What Governance Actually Does

Governance is the system of accountability, decision-making authority, and oversight that determines how an organization functions when things get hard. It answers questions no one wants to ask during a funding push or a community launch: Who has final authority? What happens when leadership disagrees? How are financial decisions approved? How is executive performance evaluated?

When those questions are answered in advance, in writing, through policy, organizations navigate complexity with confidence. When they are not, every crisis becomes a constitutional crisis.

Funders Notice What You Have Not Built

Grant-making institutions, particularly larger private foundations and government agencies, conduct due diligence. They review bylaws, board composition, conflict-of-interest policies, audited financials, and strategic plans. What they are really asking is: can this organization be trusted with our funds, and will it still be functional in three years?

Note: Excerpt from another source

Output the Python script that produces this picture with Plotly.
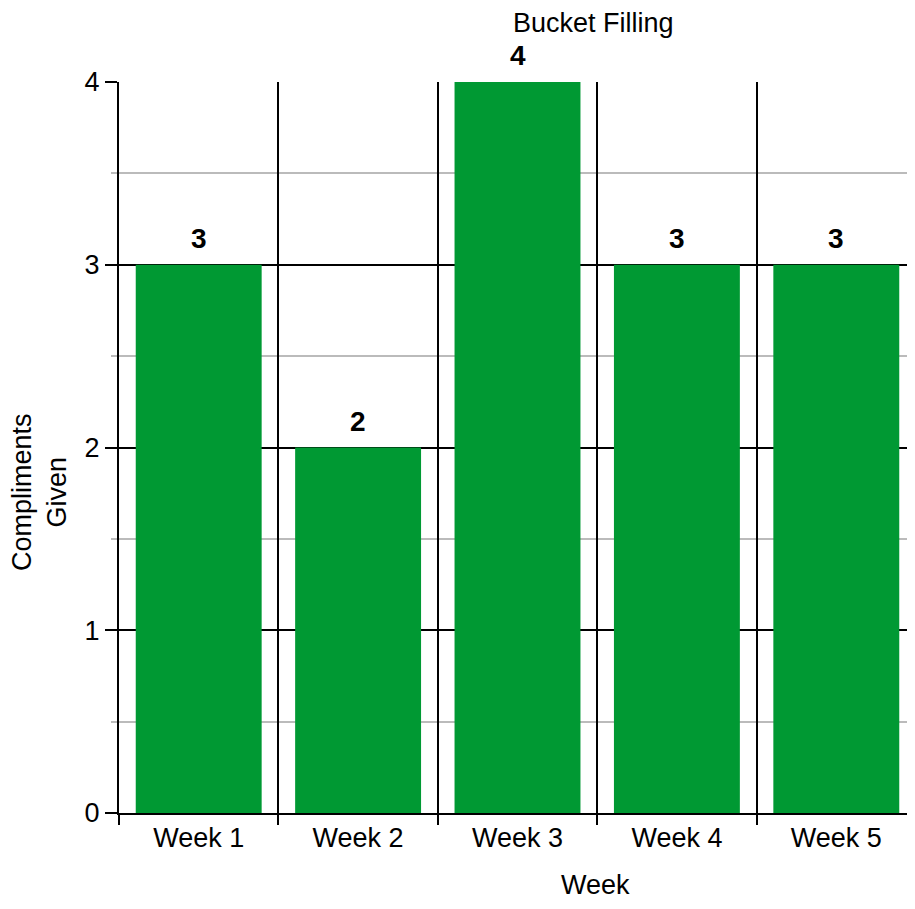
import plotly.graph_objects as go

weeks = ["Week 1", "Week 2", "Week 3", "Week 4", "Week 5"]
compliments = [3, 2, 4, 3, 3]

FONT = "Liberation Sans, Arial, sans-serif"
FS = 27

fig = go.Figure(
    go.Bar(
        x=weeks,
        y=compliments,
        marker=dict(color="#009933", line=dict(width=0)),
        cliponaxis=False,
    )
)

for wk, val in zip(weeks, compliments):
    fig.add_annotation(
        x=wk, y=val, text=f"<b>{val}</b>",
        showarrow=False, yanchor="bottom", xanchor="center",
        yshift=9, font=dict(size=28, color="black", family=FONT),
    )

fig.update_layout(
    width=915,
    height=909,
    margin=dict(l=111, r=7, t=74, b=104),
    paper_bgcolor="white",
    plot_bgcolor="white",
    bargap=0.21,
    showlegend=False,
    font=dict(family=FONT, size=FS, color="black"),
)

fig.update_xaxes(
    type="category",
    tickson="boundaries",
    ticks="outside",
    ticklen=10,
    tickwidth=2,
    tickcolor="black",
    showgrid=True,
    gridcolor="black",
    gridwidth=2,
    showline=True,
    linecolor="black",
    linewidth=2,
    tickfont=dict(size=FS),
    range=[-0.5, 4.5],
)

fig.update_yaxes(
    range=[0, 4],
    dtick=1,
    ticks="outside",
    ticklen=12,
    tickwidth=2,
    tickcolor="black",
    showgrid=True,
    gridcolor="black",
    gridwidth=2,
    showline=True,
    linecolor="black",
    linewidth=2,
    zeroline=False,
    tickfont=dict(size=FS),
    minor=dict(
        dtick=0.5,
        showgrid=True,
        gridcolor="#bbbbbb",
        gridwidth=2,
        ticks="outside",
        ticklen=6,
        tickcolor="#bbbbbb",
        tickwidth=2,
    ),
)

fig.add_annotation(
    text="Bucket Filling", xref="paper", yref="paper",
    x=(593 - 119) / 797, y=1 + (82 - 23) / 731,
    showarrow=False, xanchor="center", yanchor="middle",
    font=dict(size=FS),
)
fig.add_annotation(
    text="Week", xref="paper", yref="paper",
    x=(595 - 119) / 797, y=-(885 - 813) / 731,
    showarrow=False, xanchor="center", yanchor="middle",
    font=dict(size=FS),
)
fig.add_annotation(
    text="Compliments<br>Given", xref="paper", yref="paper",
    x=-(119 - 39) / 797, y=(813 - 492) / 731,
    showarrow=False, xanchor="center", yanchor="middle",
    textangle=-90, font=dict(size=FS),
)

fig.write_html("out.html")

Organizations that cannot answer that question structurally, regardless of how compelling their community story is, are routinely passed over for funding. Passion does not appear on a Form 990. Structure does.

The Governance-Mission Connection

Strong governance does not suppress organizational culture; it protects it. A well-governed nonprofit can survive founder transitions, financial downturns, personnel conflict, and regulatory scrutiny. It can grow without losing its identity. That is not administrative overhead. That is mission protection.

Practical Takeaways

  • Conduct a governance audit of your bylaws and board policies at least annually.

  • Ensure your board includes members with legal, financial, and sector-specific expertise.

  • Document your decision-making protocols before a crisis requires you to invent them.

  • Treat governance infrastructure as a programmatic investment, not an administrative burden.

Governance is not what slows organizations down. It is what keeps them moving when everything else tries to stop them.

Interested in strengthening your organization's governance, grant readiness, or operational capacity? Contact our office to learn more about nonprofit consulting and institutional development services.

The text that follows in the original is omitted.